The Liberal Democratic Party’s financial policy research panel wants to amend the banking law next year to relax limits on lenders’ lines of business as well as their investments in non-financial firms. The proposal, released last week, didn’t specify which areas banks might be allowed to enter.
Japan’s government has been trying to improve financial services by giving tech firms and other outsiders a bigger role in the industry. Now some politicians see a need to boost lenders, which have been suffering from years of rock-bottom interest rates and are busy supporting businesses and households hurt by the coronavirus-fueled recession.
“We are no longer in an era where we need to straitjacket banks with regulation,” Seiji Kihara, deputy chairman of the LDP’s Policy Research Council who is leading the proposal, said in an interview. “You can’t support regional economies only through fintech.”
Money transfers are one area where Prime Minister Shinzo Abe’s administration has eased restrictions for tech companies that are getting into finance. Another is open banking, which allows fintech startups to tap bank customers’ information with their consent to run things like personal finance apps.

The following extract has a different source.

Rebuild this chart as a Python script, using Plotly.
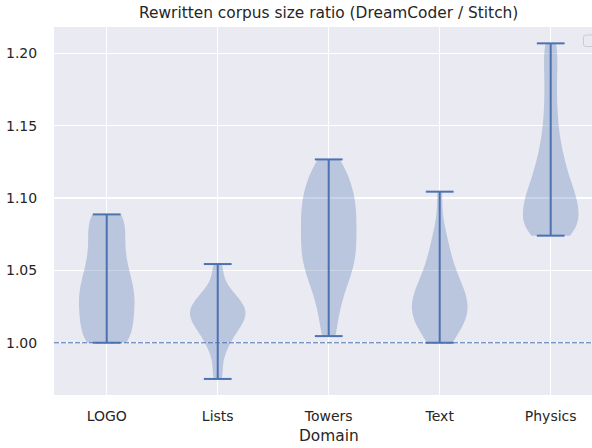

Banks argue that the deregulation should work both ways. “While keeping with the spirit of regulation, it’s important to secure an equal footing among players,” Japanese Bankers Association Chairman Kanetsugu Mike said at a briefing on June 18.
One business outside of finance where banks might make money is advertising. Lenders could charge advertisers to target online banking customers based on their transaction information, much like tech companies do on their platforms, according to Jefferies analyst Hideyasu Ban.
In Singapore, some banks have gone into e-commerce after authorities there eased restrictions on stakes they can take in non-financial businesses.
The LDP lawmakers also want to relax limits on lenders’ stakes in companies outside of the industry. The current law allows bank holding companies and their units to own no more than 15% of non-financial firms.
At the same time, the panel may also seek to tighten rules for companies that want to get into banking, said Kihara, who sits in the lower house.
Tech companies Sony Corp. and Rakuten Inc. and convenience store operator Lawson Inc. are among large Japanese firms that have received banking licenses, and Kihara pointed to the possibility of global giants including Facebook Inc. and Apple Inc. eventually doing the same.
The LDP aims to include the panel’s proposals in its growth strategy and then have the government incorporate them in its annual policy framework to be released as soon as next month. If they are included, a bill will probably be submitted to parliament next year.